One spring, while my son was flying south to meet his college pals on break, I made my own escape to Florida’s tiny island of Captiva, where Anne Morrow Lindbergh wrote Gift From the Sea during a brief oceanside sabbatical.
I couldn’t have been more desperate for a vacation. My husband and I had been looking forward to the freedom of our newly emptied nest ever since our only child left home for college the previous year. But that freedom was suddenly curtailed by a new set of worries and responsibilities: Each of us had a parent with rapidly progressing dementia.
In those days, neither of us could leave town without making detailed lists for the care management of our folks. Weeklong vacations were precious and rare.
And so, to celebrate my brief pilgrimage to Captiva Island, I purchased the 50th anniversary edition of Lindbergh’s book and reread it on the plane en route. Over the years I’d collected at least five different editions of Gift From the Sea, giving them to younger moms who were juggling the demands of work and family life.
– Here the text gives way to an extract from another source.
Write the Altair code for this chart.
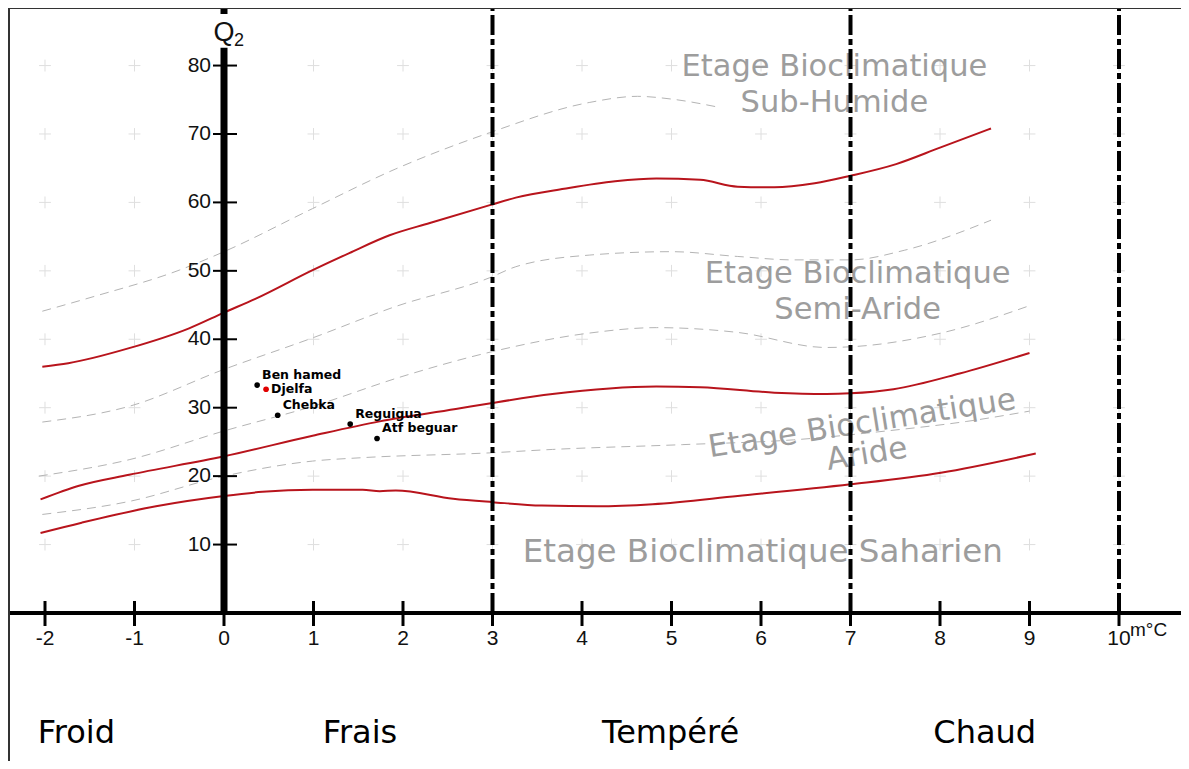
import altair as alt
import pandas as pd

# ---------------- data ----------------
# solid red limits between the bioclimatic stages  (x = m °C, y = Q2)
lim1_x = [-2.03, -1.74, -1.06, -0.39, 0.0, 0.35, 0.99, 1.4, 1.85, 2.3, 2.97, 3.26, 3.8, 4.37, 4.83, 5.32, 5.74, 6.15, 6.6, 7.0, 7.51, 8.0, 8.57]
lim1_y = [36.0, 36.5, 38.7, 41.6, 43.9, 45.9, 50.1, 52.6, 55.2, 57.0, 59.6, 60.7, 62.0, 63.1, 63.5, 63.3, 62.3, 62.2, 62.8, 63.9, 65.6, 68.0, 70.8]
lim2_x = [-2.05, -1.62, -1.06, 0.0, 0.99, 1.74, 2.59, 3.0, 3.67, 4.83, 5.32, 6.15, 6.73, 7.0, 7.48, 8.22, 9.0]
lim2_y = [16.6, 18.6, 20.2, 22.9, 25.9, 28.0, 29.8, 30.7, 32.0, 33.1, 33.0, 32.2, 32.0, 32.1, 32.7, 35.0, 38.0]
lim3_x = [-2.05, -1.59, -0.76, 0.0, 0.43, 0.99, 1.55, 1.74, 1.92, 2.56, 3.0, 3.55, 4.17, 4.79, 5.74, 7.0, 8.01, 9.07]
lim3_y = [11.7, 13.2, 15.6, 17.1, 17.7, 18.0, 18.0, 17.8, 17.9, 16.7, 16.2, 15.7, 15.6, 15.9, 17.1, 18.8, 20.5, 23.3]

# grey dashed sub-divisions
sub1_x = [-2.03, -1.44, -0.5, 0.0, 0.99, 1.92, 2.97, 4.08, 4.62, 5.0, 5.53]
sub1_y = [44.1, 46.3, 50.1, 52.8, 59.1, 64.9, 70.2, 74.6, 75.5, 75.1, 73.9]
sub2_x = [-2.03, -1.06, 0.0, 0.99, 1.92, 2.97, 3.26, 4.08, 5.0, 5.74, 6.36, 7.0, 7.6, 8.57]
sub2_y = [27.9, 30.2, 35.6, 40.2, 44.8, 49.0, 50.6, 52.3, 52.8, 52.1, 51.6, 51.6, 53.0, 57.4]
sub3_x = [-2.07, -1.06, 0.0, 0.99, 2.0, 3.0, 4.08, 4.83, 5.74, 6.73, 7.0, 8.01, 9.02]
sub3_y = [20.0, 22.4, 26.6, 30.2, 34.6, 38.2, 40.9, 41.7, 41.0, 38.8, 38.9, 40.9, 45.0]
sub4_x = [-2.03, -1.06, 0.0, 0.99, 1.55, 2.97, 3.67, 5.12, 6.36, 7.4, 8.3, 9.0]
sub4_y = [14.4, 16.3, 20.0, 22.2, 22.7, 23.4, 23.9, 24.6, 25.3, 26.6, 28.0, 29.5]

# stations
st_name = ["Ben hamed", "Djelfa", "Chebka", "Reguigua", "Atf beguar"]
st_x = [0.37, 0.47, 0.60, 1.41, 1.71]
st_y = [33.3, 32.7, 28.9, 27.6, 25.5]
st_col = ["#000000", "#e00000", "#000000", "#000000", "#000000"]

# axes
x_ticks = [-2, -1, 0, 1, 2, 3, 4, 5, 6, 7, 8, 9, 10]
y_ticks = [10, 20, 30, 40, 50, 60, 70, 80]
limit_x = [3, 7, 10]

# thermal classes (bottom) and stage names
cls_name = ["Froid", "Frais", "Tempéré", "Chaud"]
cls_x = [-1.65, 1.52, 4.99, 8.5]
stage_lab = ["Etage Bioclimatique\nSub-Humide", "Etage Bioclimatique\nSemi-Aride"]
stage_x = [6.82, 7.08]
stage_y = [79.8, 49.47]
sah_lab = ["Etage Bioclimatique Saharien"]
sah_x = [6.02]
sah_y = [8.9]
aride_lab = ["Etage Bioclimatique\nAride"]
aride_x = [7.13]
aride_y = [27.6]

# ---------------- chart ----------------
W, H = 1173, 753
X0, X1 = -2.4134, 10.6927
Y0, Y1 = -21.63, 88.41
xs = alt.Scale(domain=[X0, X1], nice=False, zero=False)
ys = alt.Scale(domain=[Y0, Y1], nice=False, zero=False)


def ex(f="x"):
    return alt.X(f"{f}:Q", scale=xs, axis=None)


def ey(f="y"):
    return alt.Y(f"{f}:Q", scale=ys, axis=None)


def long(curves):
    rows = []
    for name, xv, yv in curves:
        for i, (a, b) in enumerate(zip(xv, yv)):
            rows.append({"c": name, "o": i, "x": a, "y": b})
    return pd.DataFrame(rows)


lim_df = long([("l1", lim1_x, lim1_y), ("l2", lim2_x, lim2_y), ("l3", lim3_x, lim3_y)])
sub_df = long([("s1", sub1_x, sub1_y), ("s2", sub2_x, sub2_y), ("s3", sub3_x, sub3_y), ("s4", sub4_x, sub4_y)])
st_df = pd.DataFrame({"name": st_name, "x": st_x, "y": st_y, "col": st_col})
grid_df = pd.DataFrame([{"x": a, "y": b} for a in x_ticks for b in y_ticks])
xt_df = pd.DataFrame({"x": x_ticks, "y": [0] * len(x_ticks), "lab": [str(v) for v in x_ticks]})
yt_df = pd.DataFrame({"x": [0] * len(y_ticks), "y": y_ticks, "lab": [str(v) for v in y_ticks]})
vl_df = pd.DataFrame({"x": limit_x, "y": [0] * 3, "y2": [Y1] * 3})
cls_df = pd.DataFrame({"x": cls_x, "y": [-17.5] * 4, "lab": cls_name})
stg_df = pd.DataFrame({"x": stage_x, "y": stage_y, "lab": stage_lab})
sah_df = pd.DataFrame({"x": sah_x, "y": sah_y, "lab": sah_lab})
ar_df = pd.DataFrame({"x": aride_x, "y": aride_y, "lab": aride_lab})
axis_df = pd.DataFrame({"x": [X0], "x2": [X1], "y": [0], "ytop": [82.6], "x0": [0], "x10": [10]})

FONT = "Liberation Sans"
WIDE = "DejaVu Sans"
grey = "#9d9d9d"
red = "#b8141c"

grid = alt.Chart(grid_df).mark_point(
    shape="M-1,0L1,0M0,-1L0,1", filled=False, stroke="#d2d2d2", strokeWidth=1, size=140
).encode(x=ex(), y=ey())

subs = alt.Chart(sub_df).mark_line(
    color="#b4b4b4", strokeWidth=1, strokeDash=[9, 6], interpolate="monotone"
).encode(x=ex(), y=ey(), detail="c:N", order="o:Q")

lims = alt.Chart(lim_df).mark_line(
    color=red, strokeWidth=2, interpolate="monotone"
).encode(x=ex(), y=ey(), detail="c:N", order="o:Q")

vlines = alt.Chart(vl_df).mark_rule(
    color="black", strokeWidth=4, strokeDash=[20, 4, 6, 4]
).encode(x=ex(), y=ey(), y2="y2:Q")

xaxis = alt.Chart(axis_df).mark_rule(color="black", strokeWidth=4).encode(
    x=ex(), x2="x2:Q", y=ey())
yaxis = alt.Chart(axis_df).mark_rule(color="black", strokeWidth=7).encode(
    x=ex("x0"), y=ey(), y2="ytop:Q")
ytop = alt.Chart(axis_df).mark_rule(color="black", strokeWidth=7).encode(
    x=ex("x0"), y=alt.value(0), y2=alt.value(6))

xtick = alt.Chart(xt_df).mark_rule(color="black", strokeWidth=3, yOffset=-12, y2Offset=13).encode(
    x=ex(), y=ey(), y2="y:Q")
ytick = alt.Chart(yt_df).mark_rule(color="black", strokeWidth=2, xOffset=-11, x2Offset=13).encode(
    x=ex(), x2="x:Q", y=ey())

xlab = alt.Chart(xt_df).mark_text(font=FONT, fontSize=21, dy=26, color="#111").encode(
    x=ex(), y=ey(), text="lab:N")
ylab = alt.Chart(yt_df).mark_text(font=FONT, fontSize=21, align="right", dx=-13, color="#111").encode(
    x=ex(), y=ey(), text="lab:N")

q_lab = alt.Chart(axis_df).mark_text(font=FONT, fontSize=27, text="Q", align="center", color="#111").encode(
    x=ex("x0"), y=alt.value(25))
q_sub = alt.Chart(axis_df).mark_text(font=FONT, fontSize=18, text="2", align="left", dx=10, color="#111").encode(
    x=ex("x0"), y=alt.value(33))
unit = alt.Chart(axis_df).mark_text(font=FONT, fontSize=19, text="m°C", align="left", dx=11, dy=17, color="#111").encode(
    x=ex("x10"), y=ey())

pts = alt.Chart(st_df).mark_point(filled=True, size=32, opacity=1).encode(
    x=ex(), y=ey(), color=alt.Color("col:N", scale=None))
pt_lab = alt.Chart(st_df).mark_text(font=WIDE, fontWeight="bold", fontSize=12.5, align="left", dx=5, dy=-10, color="black").encode(
    x=ex(), y=ey(), text="name:N").transform_filter("datum.name != 'Djelfa'")
dj_lab = alt.Chart(st_df).mark_text(font=WIDE, fontWeight="bold", fontSize=12.5, align="left", dx=5, color="black").encode(
    x=ex(), y=ey(), text="name:N").transform_filter("datum.name == 'Djelfa'")

stg = alt.Chart(stg_df).mark_text(font=WIDE, fontSize=30.5, color=grey, lineBreak="\n", lineHeight=36).encode(
    x=ex(), y=ey(), text="lab:N")
sah = alt.Chart(sah_df).mark_text(font=WIDE, fontSize=32.5, color=grey).encode(
    x=ex(), y=ey(), text="lab:N")
ar = alt.Chart(ar_df).mark_text(font=WIDE, fontSize=31, color=grey, angle=351, lineBreak="\n", lineHeight=31).encode(
    x=ex(), y=ey(), text="lab:N")

cls = alt.Chart(cls_df).mark_text(font=WIDE, fontSize=32, color="black").encode(
    x=ex(), y=ey(), text="lab:N")

frame_top = alt.Chart(axis_df).mark_rule(color="#333", strokeWidth=2).encode(
    x=alt.value(0), x2=alt.value(W), y=alt.value(0))
frame_left = alt.Chart(axis_df).mark_rule(color="#333", strokeWidth=2).encode(
    x=alt.value(1), y=alt.value(0), y2=alt.value(H))

chart = alt.layer(
    grid, subs, lims, stg, sah, ar, vlines, xaxis, yaxis, ytop, xtick, ytick,
    xlab, ylab, q_lab, q_sub, unit, pts, pt_lab, dj_lab, cls, frame_top, frame_left
).properties(
    width=W, height=H, padding=0, autosize=alt.AutoSizeParams(type="none")
).configure_view(stroke=None)

chart.save("out.html", embed_options={"renderer": "svg", "actions": False})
First published in 1955, the small volume spoke to women who were conflicted by what Lindbergh called “the new career opportunities” opening up to them. Using seashells to describe the various stages of a woman’s life, from early marriage to the empty nest, she gave voice to the unarticulated ache of the feminine spirit.
Gift From the Sea became a classic among inspirational best-sellers, yet its success always baffled the author. “The original astonishment remains … that a book of essays, written to work out my own problems, should have spoken to so many other women,” Lindbergh said two decades later.
A friend recommended the book when I was in my early 30s – when everything in my small universe was spinning faster than I could keep up. I was raising a preschooler, working as a travel magazine editor, remodeling an old house with my husband and planting roots in a new community. I was always too exhausted to pinpoint why I couldn’t enjoy what appeared to be a happy, satisfying life.
Mrs. Lindbergh knew how to explain my dilemma.
“There are so few empty pages in my engagement calendar,” she wrote. “Too many worthy activities, valuable things and interesting people. For it is not merely the trivial which clutters our lives, but the important as well.”
In other words, what I really needed was inner peace. Spiritual peace. Until then, I’d assumed the contemplative life was the sole province of nuns, monks or religious hermits. Lindbergh’s book reminded me that making time to nurture my spirit was a necessity – not a luxury. I had to learn how to “be still” in the midst of suburban chaos, whether I was scheduling child care for an upcoming business trip or negotiating time to shop for my family’s groceries. I had to learn, as Lindbergh wrote, “how to remain whole in the midst of the distractions of life.”
During my visit to Captiva, I wondered: If Mrs. Lindbergh were alive today, what would she think of the internet and the ongoing “distractions” of social media? If she felt conflicted by so many activities and new opportunities in 1955, would she feel burdened by hundreds of connections on Facebook, Twitter and Instagram? Would it take more than an ocean sabbatical to Captiva – her warm-weather Walden – to clear her head and soothe her soul today?
Driving past the remote beach where Lindbergh took notes for her book, I reconsidered these issues from a midlife perspective. I thought of the burdens – and the undeniable rewards – of spending one’s life taking care of children and animals and, later, parents.
Once again, I had to be reminded to slow down, breathe deeply and take responsibility for my own needs.
More than six decades after Gift From the Sea was published, most women are still overwhelmed by a banquet of choices and changing responsibilities. Anne Morrow Lindbergh reminded us that it’s never selfish to carve out time for ourselves – and to draw healthy boundaries in ink on our calendars. I’m still grateful for her gift of insight.